Hardware design challenges
- Antenna design – RedCap devices must cover multiple frequency bands from sub‑1 GHz to mid‑band FR1. Although simplified to single or dual antennas, the wide bandwidth and SA support require careful tuning and clearance. Compact wearables and industrial sensors often lack space for full‑size antennas, and poor ground plane design leads to efficiency losses.
- Power and energy management – RedCap reduces power compared with full 5G by using single receive chains, lower modulation orders and extended DRX cycles. Yet its baseline consumption is still higher than LTE‑M/NB‑IoT. Designers need larger batteries or energy‑efficient power supplies, and should implement deep sleep modes, PSM and eDRX to extend operational life.
- Thermal design – 5G chipsets and PA stages generate more heat than 4G due to higher peak data rates and new modulation schemes. Even stripped‑down RedCap modems can create hot spots in small enclosures. Use thermal interface materials, heat spreaders and careful PCB layout to dissipate heat and prevent performance throttling.

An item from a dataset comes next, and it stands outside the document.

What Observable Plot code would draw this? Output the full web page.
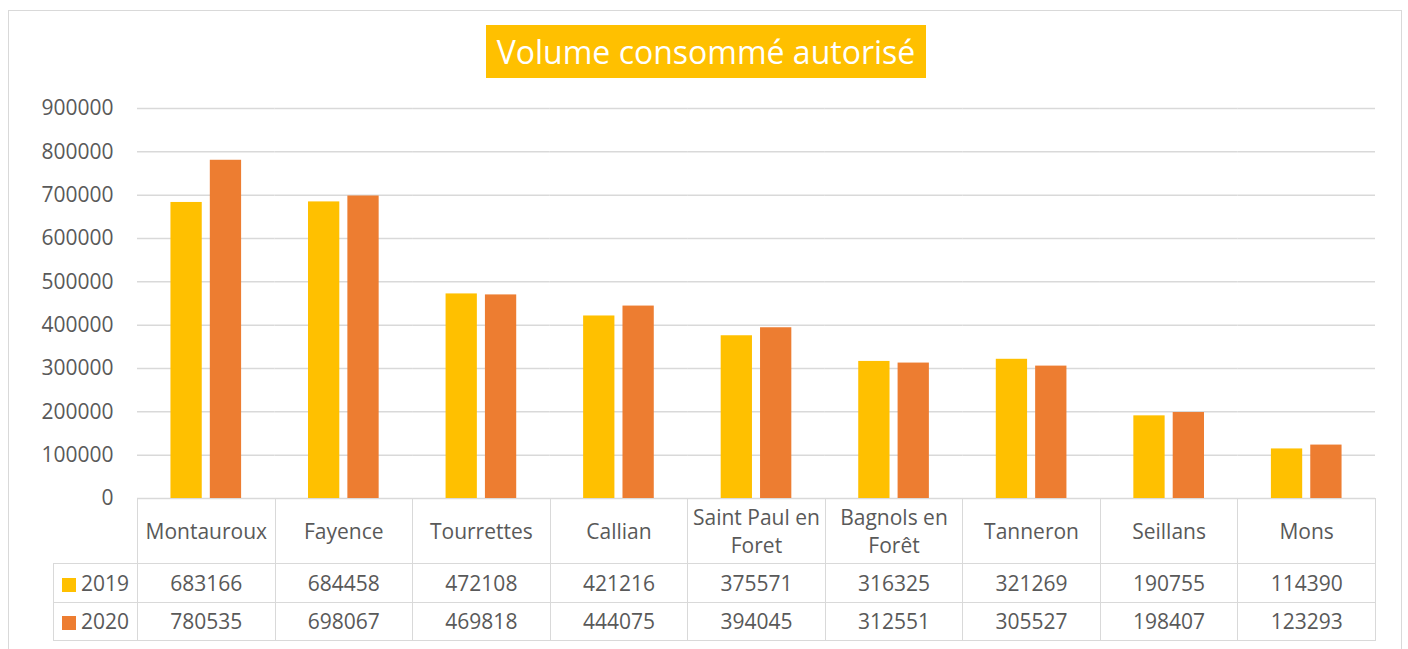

- Mechanical and certification challenges – Integrating 5G SA components (modem, RF front‑end, antennas) into small enclosures is difficult. Enclosures must allow adequate clearance for antennas, ensure ground isolation and meet radiated spurious emission limits. Certification for 5G SA adds cost and complexity, including SA network testing and VoNR if voice is needed. Manufacturers may design modular PCB footprints to swap Cat‑1/LTE‑M and RedCap modules as needed.
Judgement and recommendations
- Short term (next 1–2 years) – For IIoT applications needing moderate speed and low latency, trial RedCap in campuses or cities with 5G SA. Use antennas that cover 600–6000 MHz and design proper thermal paths.
- Long‑term planning – 3GPP Release 18 will introduce eRedCap with peak rates around 10 Mbps to replace Cat‑1. Design modular hardware platforms that currently support Cat‑1/LTE‑M but can be upgraded to RedCap modules.
- Carefully evaluate cost and coverage – RedCap modules are still expensive and 5G SA coverage is limited with incomplete roaming. Devices with very small data budgets or extreme battery‑life demands should stay on NB‑IoT or LTE‑M.
Conclusion
RedCap is not a one‑size‑fits‑all solution. It provides a sweet spot between performance and power, but introduces new challenges in antenna design, thermal management and cost. Industrial hardware engineers should understand bandwidth and latency requirements, verify 5G SA coverage, and design modular products for future upgrades. Only when applied in the right scenarios can RedCap unlock the promise of 5G for IoT.